I suppose it shouldn't surprise us that some knucklehead liberal would use the Paris terrorist attacks as a basis for an hysterical rant against conservative "hate speech." 

But what surprises us here is that the author, Salon's Chauncey Devega, apparently has an incredibly low threshold in identifying "hate speech" - a lot like the campus activists who are roiling schools across the country.

In recent months, the right-wing media has used language such as “terrorism” and “violent,” or that the latter is “targeting police for murder” to describe the Black Lives Matter movement. Such bombastic and ugly screeds–which are wholly unfounded, with no basis in empirical reality–have also been used by right-wing opinion leaders to describe the African-American students who are fighting against racism at Yale and the University of Missouri.

Well, in at least 3 separate protests, BLM activists were caught chanting "Pigs in a blanket. Fry 'em like bacon." Now, Chauncey might make the argument that the activists were simply chanting a breakfast order and that we're all racists for thinking they wanted more dead policemen. 

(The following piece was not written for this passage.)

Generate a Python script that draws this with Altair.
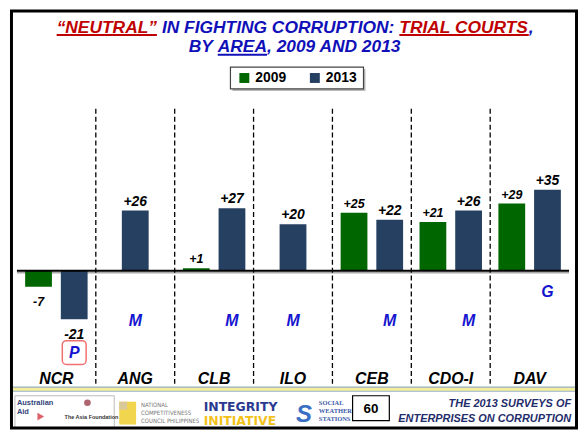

Bill O’Reilly has declared “war” on Black Lives Matter and in doing so described them as a type of contemporary Ku Klux Klan (KKK). At its height of popularity in the United States during the late 19th and early 20th centuries, the KKK was America’s largest terrorist organization. It was responsible for the murders of thousands of African-Americans. In contrast to the KKK, Black Lives Matter is a group dedicated to protecting the human rights of all people against state-sponsored violence and police thuggery and murder.

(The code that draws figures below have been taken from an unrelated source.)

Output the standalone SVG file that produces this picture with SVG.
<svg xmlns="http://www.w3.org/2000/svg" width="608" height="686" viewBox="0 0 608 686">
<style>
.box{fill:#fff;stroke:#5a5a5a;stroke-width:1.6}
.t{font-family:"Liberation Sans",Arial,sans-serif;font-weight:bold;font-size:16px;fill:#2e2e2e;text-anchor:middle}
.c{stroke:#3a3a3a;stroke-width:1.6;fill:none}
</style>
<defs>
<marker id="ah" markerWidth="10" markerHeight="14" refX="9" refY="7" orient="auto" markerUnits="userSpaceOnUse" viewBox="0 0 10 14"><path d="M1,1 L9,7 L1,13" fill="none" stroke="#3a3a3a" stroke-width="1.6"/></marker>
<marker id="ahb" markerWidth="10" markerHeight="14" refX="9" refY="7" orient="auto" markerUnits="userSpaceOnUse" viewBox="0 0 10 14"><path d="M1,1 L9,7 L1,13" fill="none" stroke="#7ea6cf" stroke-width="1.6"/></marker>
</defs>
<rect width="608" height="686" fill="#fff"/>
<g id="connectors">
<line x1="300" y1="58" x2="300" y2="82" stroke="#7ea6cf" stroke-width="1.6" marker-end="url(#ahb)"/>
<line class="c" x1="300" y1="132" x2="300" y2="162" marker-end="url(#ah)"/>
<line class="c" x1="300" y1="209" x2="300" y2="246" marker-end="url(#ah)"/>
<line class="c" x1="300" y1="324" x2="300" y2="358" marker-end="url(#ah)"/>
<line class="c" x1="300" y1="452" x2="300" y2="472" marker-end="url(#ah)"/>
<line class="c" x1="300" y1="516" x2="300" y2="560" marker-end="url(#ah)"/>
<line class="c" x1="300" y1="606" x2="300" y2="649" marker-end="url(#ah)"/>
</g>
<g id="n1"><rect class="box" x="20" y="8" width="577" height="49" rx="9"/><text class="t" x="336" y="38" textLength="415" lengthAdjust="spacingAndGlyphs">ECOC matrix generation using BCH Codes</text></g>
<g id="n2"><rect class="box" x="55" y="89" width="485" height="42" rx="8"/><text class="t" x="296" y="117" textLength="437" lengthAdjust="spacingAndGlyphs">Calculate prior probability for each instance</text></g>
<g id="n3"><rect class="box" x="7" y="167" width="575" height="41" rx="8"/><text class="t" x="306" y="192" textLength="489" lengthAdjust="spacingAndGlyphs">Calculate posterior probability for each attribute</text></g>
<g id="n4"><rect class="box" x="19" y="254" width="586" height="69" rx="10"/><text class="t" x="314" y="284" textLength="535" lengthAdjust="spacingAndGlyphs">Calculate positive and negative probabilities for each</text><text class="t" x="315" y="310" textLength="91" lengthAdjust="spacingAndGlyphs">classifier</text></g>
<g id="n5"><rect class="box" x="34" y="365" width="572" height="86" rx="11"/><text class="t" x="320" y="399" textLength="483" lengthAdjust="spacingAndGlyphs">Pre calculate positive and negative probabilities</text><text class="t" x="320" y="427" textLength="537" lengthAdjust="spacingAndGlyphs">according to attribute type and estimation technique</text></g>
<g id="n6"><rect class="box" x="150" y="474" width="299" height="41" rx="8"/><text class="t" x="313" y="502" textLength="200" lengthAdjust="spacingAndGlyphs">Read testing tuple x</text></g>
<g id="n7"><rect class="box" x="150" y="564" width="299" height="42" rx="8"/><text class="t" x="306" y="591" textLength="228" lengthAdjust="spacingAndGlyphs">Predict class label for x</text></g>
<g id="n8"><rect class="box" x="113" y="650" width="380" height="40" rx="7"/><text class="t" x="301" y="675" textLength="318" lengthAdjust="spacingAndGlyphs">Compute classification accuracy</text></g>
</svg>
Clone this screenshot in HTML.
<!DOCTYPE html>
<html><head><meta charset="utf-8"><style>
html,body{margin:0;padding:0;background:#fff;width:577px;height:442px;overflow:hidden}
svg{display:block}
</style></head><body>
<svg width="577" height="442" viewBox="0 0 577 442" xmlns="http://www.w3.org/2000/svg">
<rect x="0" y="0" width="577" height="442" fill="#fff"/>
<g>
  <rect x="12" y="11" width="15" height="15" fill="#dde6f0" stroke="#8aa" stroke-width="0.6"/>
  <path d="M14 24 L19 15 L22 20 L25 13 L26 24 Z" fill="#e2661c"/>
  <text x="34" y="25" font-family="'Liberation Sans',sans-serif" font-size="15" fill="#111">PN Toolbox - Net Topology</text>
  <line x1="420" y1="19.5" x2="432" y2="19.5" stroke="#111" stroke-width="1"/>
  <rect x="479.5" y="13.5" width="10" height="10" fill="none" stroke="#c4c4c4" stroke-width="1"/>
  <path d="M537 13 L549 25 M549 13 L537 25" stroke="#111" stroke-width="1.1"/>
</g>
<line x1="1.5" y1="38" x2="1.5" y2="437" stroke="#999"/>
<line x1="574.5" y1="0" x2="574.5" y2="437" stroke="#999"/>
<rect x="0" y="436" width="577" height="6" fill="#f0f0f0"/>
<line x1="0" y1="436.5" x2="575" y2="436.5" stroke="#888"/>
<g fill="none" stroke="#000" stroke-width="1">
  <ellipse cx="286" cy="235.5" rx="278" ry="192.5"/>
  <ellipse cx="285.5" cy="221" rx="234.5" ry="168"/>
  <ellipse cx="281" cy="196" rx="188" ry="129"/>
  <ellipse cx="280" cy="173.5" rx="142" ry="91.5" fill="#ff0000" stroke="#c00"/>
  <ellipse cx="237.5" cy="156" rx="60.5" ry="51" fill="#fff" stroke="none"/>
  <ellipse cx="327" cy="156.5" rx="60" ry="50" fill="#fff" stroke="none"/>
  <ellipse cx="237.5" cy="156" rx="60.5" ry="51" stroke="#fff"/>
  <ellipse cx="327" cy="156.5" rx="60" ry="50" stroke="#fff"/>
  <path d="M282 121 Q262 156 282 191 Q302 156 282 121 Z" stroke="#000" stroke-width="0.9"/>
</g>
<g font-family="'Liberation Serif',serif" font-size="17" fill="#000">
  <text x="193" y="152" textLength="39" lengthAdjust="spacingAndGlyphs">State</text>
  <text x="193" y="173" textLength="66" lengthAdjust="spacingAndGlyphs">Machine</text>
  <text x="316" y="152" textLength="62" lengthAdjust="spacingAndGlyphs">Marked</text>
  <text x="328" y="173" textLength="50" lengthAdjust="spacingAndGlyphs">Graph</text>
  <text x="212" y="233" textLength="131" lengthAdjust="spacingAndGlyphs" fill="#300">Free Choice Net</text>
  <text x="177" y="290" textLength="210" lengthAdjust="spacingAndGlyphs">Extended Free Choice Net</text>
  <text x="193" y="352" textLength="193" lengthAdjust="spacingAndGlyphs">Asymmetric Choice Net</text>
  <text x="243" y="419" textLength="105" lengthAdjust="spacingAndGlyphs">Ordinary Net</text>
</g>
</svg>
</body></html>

Ben Carson, in his designated role as a black conservative whose primary purpose is to disparage black Americans and to excuse-make for white racism, recently told Fox News’ Megyn Kelly that the black and brown students who are advocating for their full rights and respect at Yale University are ushering in “anarchy” and “this is just raw emotion and people just being manipulated, I think in many of these cases, by outside forces who wish to create disturbances.”

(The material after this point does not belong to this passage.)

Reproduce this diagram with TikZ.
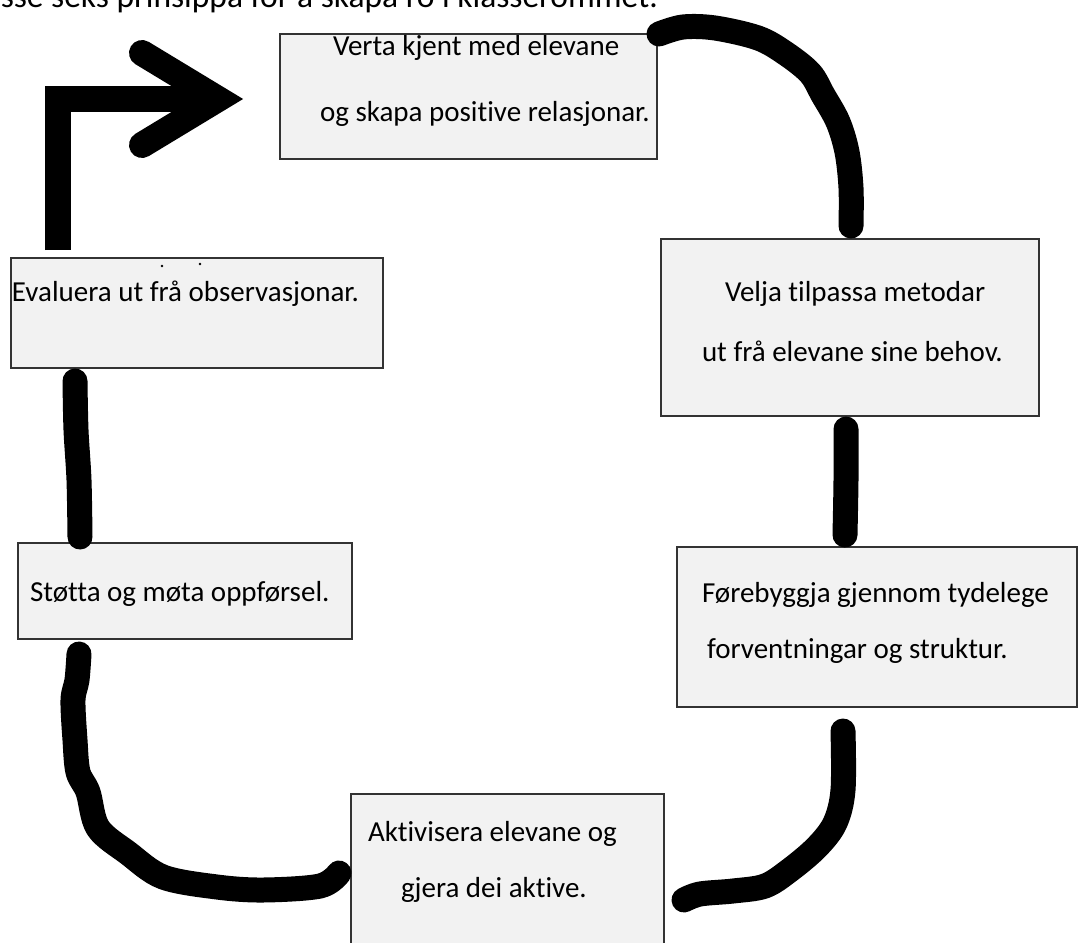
\documentclass[tikz,border=0pt]{standalone}
\usepackage{fontspec}
\setmainfont{Carlito}[Ligatures={NoCommon,NoContextual}]
\definecolor{boxgray}{HTML}{F2F2F2}
\begin{document}
\begin{tikzpicture}[x=1pt,y=-1pt,
  box/.style={draw=black!80, line width=1.5pt, fill=boxgray, inner sep=0pt, outer sep=0pt, anchor=north west},
  txt/.style={anchor=base west, inner sep=0pt, outer sep=0pt, font=\fontsize{29}{35}\selectfont},
  curve/.style={line width=25pt, line cap=round, line join=round},
  bigarrow/.style={line width=26pt, line cap=butt, line join=miter}]
\clip (0,0) rectangle (1081,942);
\fill[white] (0,0) rectangle (1081,942);

% heading (cut off at the top)
\node[anchor=base east, inner sep=0pt, font=\fontsize{33.5}{40}\selectfont] (head) at (658,8) {Desse seks prinsippa for å skapa ro i klasserommet.};

% boxes
\node[box, minimum width=377, minimum height=125] (verta) at (280,34) {};
\node[box, minimum width=378, minimum height=177] (velja) at (661,239) {};
\node[box, minimum width=400, minimum height=160] (fore) at (677,547) {};
\node[box, minimum width=313, minimum height=170] (akt) at (351,794) {};
\node[box, minimum width=334, minimum height=96] (stotta) at (18,543) {};
\node[box, minimum width=372, minimum height=110] (eval) at (11,258) {};

% texts
\node[txt] (t1a) at (333,56) {Verta kjent med elevane};
\node[txt] (t1b) at (320,121) {og skapa positive relasjonar.};
\node[txt] (t2a) at (725,301) {Velja tilpassa metodar};
\node[txt] (t2b) at (702,361) {ut frå elevane sine behov.};
\node[txt] (t3a) at (702,602) {Førebyggja gjennom tydelege};
\node[txt] (t3b) at (707,658) {forventningar og struktur.};
\node[txt] (t4a) at (368,841) {Aktivisera elevane og};
\node[txt] (t4b) at (401,897) {gjera dei aktive.};
\node[txt] (t5) at (30,601) {Støtta og møta oppførsel.};
\node[txt] (t6) at (12,301) {Evaluera ut frå observasjonar.};
\fill (162,266) circle (1.3);
\fill (200,264) circle (1.3);

% connector end points
\coordinate (c1a) at (659,34);
\coordinate (c1b) at (851,226);
\coordinate (c2a) at (846,429);
\coordinate (c2b) at (845,535);
\coordinate (c3a) at (843,731);
\coordinate (c3b) at (684,900);
\coordinate (c4a) at (339,873);
\coordinate (c4b) at (79,654);
\coordinate (c5a) at (80,537);
\coordinate (c5b) at (75,381);
\coordinate (c6a) at (58,250);
\coordinate (c6b) at (215,99);

% hand-drawn connectors
\draw[curve] plot[smooth, tension=0.55] coordinates {(c1a) (683,27) (715,28) (758,38) (785,53) (810,73) (823,95) (838,122) (847,152) (851,188) (c1b)};
\draw[curve] plot[smooth, tension=0.5] coordinates {(c2a) (846,480) (c2b)};
\draw[curve] plot[smooth, tension=0.55] coordinates {(c3a) (843,790) (835,823) (817,847) (790,870) (765,886) (733,891) (700,894) (c3b)};
\draw[curve] plot[smooth, tension=0.55] coordinates {(c4a) (320,886) (263,890) (217,887) (163,877) (128,853) (98,828) (88,792) (78,772) (75,740) (73,700) (77,680) (c4b)};
\draw[curve] plot[smooth, tension=0.5] coordinates {(c5a) (79,480) (76,430) (c5b)};

% bent arrow to the first box
\draw[bigarrow] (c6a) -- (58,99) -- (c6b);
\draw[bigarrow, line cap=round] (142,53) -- (218,99) -- (142,145);
\end{tikzpicture}
\end{document}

Likewise, Fox News has repeatedly described the student protesters at Yale and Missouri using the same language. O’Reilly has even gone so far as to suggest that Black Lives Matter and the students who are protesting racist treatment are part of a cabal that is engaging in “fascist” behavior and “running wild” against white people. Trumping his allusions to “fascism,” on his October 22, 2015 episode of his TV show, Bill O’Reilly even made the absurd claim that Black Lives Matter is akin to the “Nazis.”

All three of these individuals may have exaggerated their rhetoric, but that does not constitute hate speech. And how this connects to the events in Paris is a downright loony idea. In fact,  Chauncey never bothers to connect the Paris attacks to right wing hate speech. He just wanted to grab your attention today in order to make explicit threats of violence against his political enemies:

These are implicit threats and overtures to violence as racial authoritarian fascists are a clear and present danger to democracy and freedom. Thus, they must be eliminated by any means necessary.

In case you've forgotten, "by any means necessary" was a favorite threat made by Malcolm X back in the day. And don't you find it a bit strange that a rant against white racism and violence would include a threat to "eliminate them" - short for murder?

No doubt racists and white supremecists are bad people and should be denounced. But murdered? When liberals start equating exaggerated political rhetoric with the kind of hate speech made by Kluxers, skinheads, and others, you have to wonder just who it is they want to target. And why.